In days to come the mountain of the Lord’s house shall be established as the highest of the mountains, and shall be raised up above the hills. Peoples shall stream to it, and many nations shall come and say: “Come, let us go up to the mountain of the Lord, to the house of the God of Jacob; that he may teach us his ways and that we may walk in his paths.” For out of Zion shall go forth instruction, and the word of the Lord from Jerusalem. He shall judge between many peoples, and shall arbitrate between strong nations far away; they shall beat their swords into plowshares, and their spears into pruning hooks; nation shall not lift up sword against nation, neither shall they learn war any more; but they shall all sit under their own vines and under their own fig trees, and no one shall make them afraid; for the mouth of the Lord of hosts has spoken. For all the peoples walk, each in the name of its god, but we will walk in the name of the Lord our God forever and ever.

 

Acts 3:12-19

When Peter saw the wonder and amazement caused by his healing of the lame man, he addressed the people, “You Israelites, why do you wonder at this, or why do you stare at us, as though by our own power or piety we had made him walk? The God of Abraham, the God of Isaac, and the God of Jacob, the God of our ancestors has glorified his servant Jesus, whom you handed over and rejected in the presence of Pilate, though he had decided to release him. But you rejected the Holy and Righteous One and asked to have a murderer given to you, and you killed the Author of life, whom God raised from the dead. To this we are witnesses. And by faith in his name, his name itself has made this man strong, whom you see and know; and the faith that is through Jesus has given him this perfect health in the presence of all of you. “And now, friends, I know that you acted in ignorance, as did also your rulers. In this way God fulfilled what he had foretold through all the prophets, that his Messiah would suffer. Repent therefore, and turn to God so that your sins may be wiped out.”

 

Luke 24:36b-48

While the disciples were telling how they had seen Jesus risen from the dead, Jesus himself stood among them and said to them, “Peace be with you.” They were startled and terrified, and thought that they were seeing a ghost. He said to them, “Why are you frightened, and why do doubts arise in your hearts? Look at my hands and my feet; see that it is I myself. Touch me and see; for a ghost does not have flesh and bones as you see that I have.” And when he had said this, he showed them his hands and his feet. While in their joy they were disbelieving and still wondering, he said to them, “Have you anything here to eat?” They gave him a piece of broiled fish, and he took it and ate in their presence.
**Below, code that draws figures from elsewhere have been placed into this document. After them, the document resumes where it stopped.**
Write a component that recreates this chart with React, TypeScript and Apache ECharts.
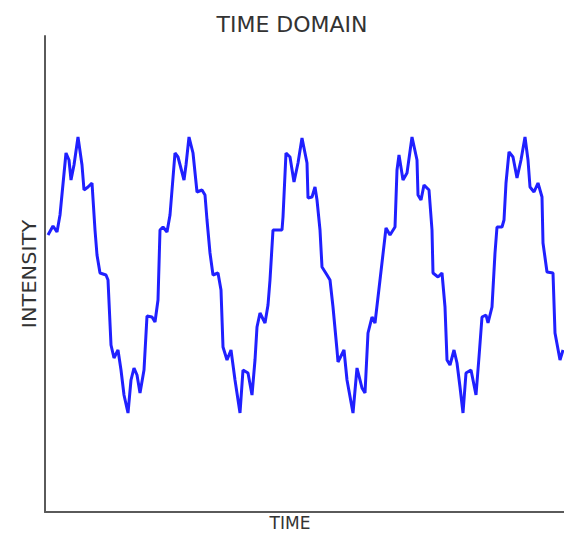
import React, { useEffect, useRef } from "react";
import * as echarts from "echarts";

const titleText = "TIME DOMAIN";
const xLabel = "TIME";
const yLabel = "INTENSITY";

const time = [
  0.03, 0.08, 0.12, 0.15, 0.21, 0.24, 0.26, 0.29, 0.33, 0.37, 0.39, 0.43, 0.47, 0.5, 0.52, 0.55, 0.61, 0.63,
  0.66, 0.69, 0.73, 0.76, 0.79, 0.83, 0.86, 0.89, 0.92, 0.95, 0.99, 1.02, 1.07, 1.1, 1.13, 1.15,
  1.18, 1.22, 1.25, 1.3, 1.33, 1.39, 1.41, 1.44, 1.48, 1.52, 1.57, 1.6, 1.62, 1.65, 1.68, 1.73, 1.76,
  1.78, 1.82, 1.86, 1.9, 1.95, 1.98, 2.03, 2.07, 2.1, 2.12, 2.15, 2.2, 2.23, 2.25,
  2.28, 2.37, 2.38, 2.41, 2.45, 2.49, 2.53, 2.57, 2.62, 2.63, 2.67, 2.7, 2.72, 2.75, 2.77, 2.82, 2.85,
  2.88, 2.92, 2.93, 2.99, 3.02, 3.08, 3.12, 3.17, 3.2, 3.23, 3.27, 3.3, 3.35,
  3.41, 3.45, 3.5, 3.52, 3.54, 3.58, 3.62, 3.67, 3.72, 3.73, 3.76, 3.79, 3.84, 3.87, 3.88, 3.93, 3.97,
  4.0, 4.02, 4.05, 4.09, 4.12, 4.15, 4.18, 4.21, 4.26, 4.31, 4.34, 4.37, 4.41, 4.43, 4.47,
  4.5, 4.52, 4.57, 4.59, 4.61, 4.64, 4.68, 4.72, 4.76, 4.8, 4.83, 4.85, 4.89, 4.93, 4.97, 4.98, 5.02,
  5.08, 5.1, 5.15, 5.18,
];

const intensity = [
  0.39, 0.48, 0.42, 0.59, 1.21, 1.14, 0.94, 1.09, 1.37, 1.09, 0.84, 0.87, 0.91, 0.44, 0.19, 0.01, -0.01, -0.06,
  -0.71, -0.84, -0.76, -0.96, -1.21, -1.39, -1.06, -0.94, -1.01, -1.19, -0.96, -0.42, -0.43, -0.48, -0.26, 0.44,
  0.47, 0.42, 0.59, 1.21, 1.17, 0.94, 1.09, 1.37, 1.21, 0.82, 0.84, 0.79, 0.54, 0.21, -0.01, 0.01, -0.16,
  -0.73, -0.86, -0.76, -1.06, -1.39, -0.96, -0.99, -1.21, -0.86, -0.53, -0.39, -0.49, -0.31, -0.06,
  0.44, 0.44, 0.57, 1.21, 1.17, 0.92, 1.11, 1.36, 1.11, 0.76, 0.77, 0.87, 0.74, 0.44, 0.07, -0.01, -0.06,
  -0.33, -0.76, -0.88, -0.76, -1.06, -1.39, -0.94, -1.14, -1.19, -0.59, -0.43, -0.49, -0.06,
  0.46, 0.39, 0.47, 1.04, 1.19, 0.94, 1.01, 1.37, 1.14, 0.79, 0.74, 0.89, 0.84, 0.44, 0.01, -0.03, 0.01,
  -0.33, -0.86, -0.91, -0.76, -0.89, -1.13, -1.39, -0.99, -0.96, -1.21, -0.83, -0.43, -0.41, -0.49, -0.33,
  0.21, 0.47, 0.47, 0.54, 0.91, 1.22, 1.17, 0.96, 1.14, 1.37, 1.14, 0.87, 0.82, 0.91, 0.77, 0.31, 0.02,
  0.01, -0.59, -0.86, -0.76,
];

export default function App() {
  const ref = useRef<HTMLDivElement>(null);
  useEffect(() => {
    document.body.style.margin = "0";
    const chart = echarts.init(ref.current!, null, { renderer: "svg" });
    const axisCommon = {
      type: "value" as const,
      axisLine: { show: true, onZero: false, lineStyle: { color: "#5a5a5a", width: 2 } },
      axisTick: { show: false },
      axisLabel: { show: false },
      splitLine: { show: false },
    };
    const font = "DejaVu Sans, sans-serif";
    chart.setOption({
      animation: false,
      grid: { left: 45, right: 0, top: 36, bottom: 21 },
      xAxis: { ...axisCommon, min: 0, max: 5.19 },
      yAxis: { ...axisCommon, min: -2.38, max: 2.38 },
      series: [
        {
          type: "line",
          data: time.map((t, i) => [t, intensity[i]]),
          symbol: "none",
          showSymbol: false,
          lineStyle: { color: "#2020ff", width: 3 },
          z: 3,
        },
      ],
      graphic: [
        {
          type: "text",
          x: 292,
          y: 24,
          style: { text: titleText, fill: "#333333", font: `22px ${font}`, align: "center", verticalAlign: "middle" },
        },
        {
          type: "text",
          x: 290,
          y: 523,
          style: { text: xLabel, fill: "#333333", font: `17px ${font}`, align: "center", verticalAlign: "middle" },
        },
        {
          type: "text",
          x: 29,
          y: 274,
          rotation: Math.PI / 2,
          scaleX: 1.1,
          style: { text: yLabel, fill: "#333333", font: `19px ${font}`, align: "center", verticalAlign: "middle" },
        },
      ],
    });
    return () => chart.dispose();
  }, []);
  return <div ref={ref} style={{ width: 564, height: 533 }} />;
}
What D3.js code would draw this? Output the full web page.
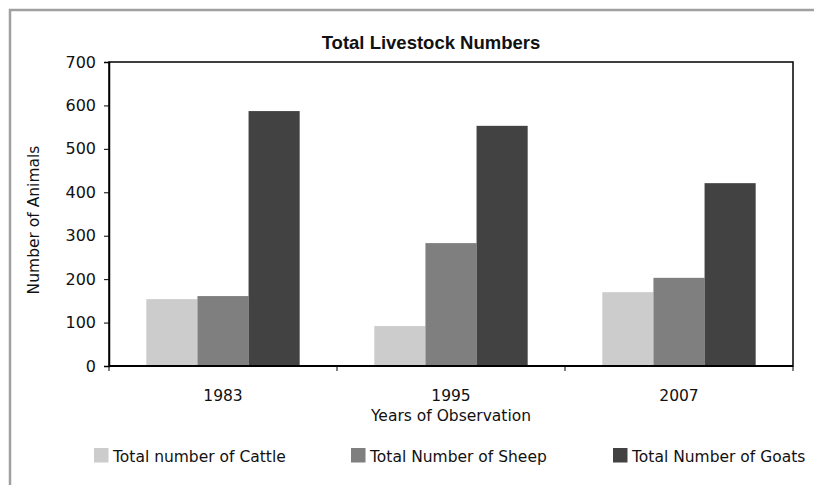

Then he said to them, “These are my words that I spoke to you while I was still with you—that everything written about me in the law of Moses, the prophets, and the psalms must be fulfilled.” Then he opened their minds to understand the scriptures, and he said to them, “Thus it is written, that the Messiah is to suffer and to rise from the dead on the third day, and that repentance and forgiveness of sins is to be proclaimed in his name to all nations, beginning from Jerusalem. You are witnesses of these things.”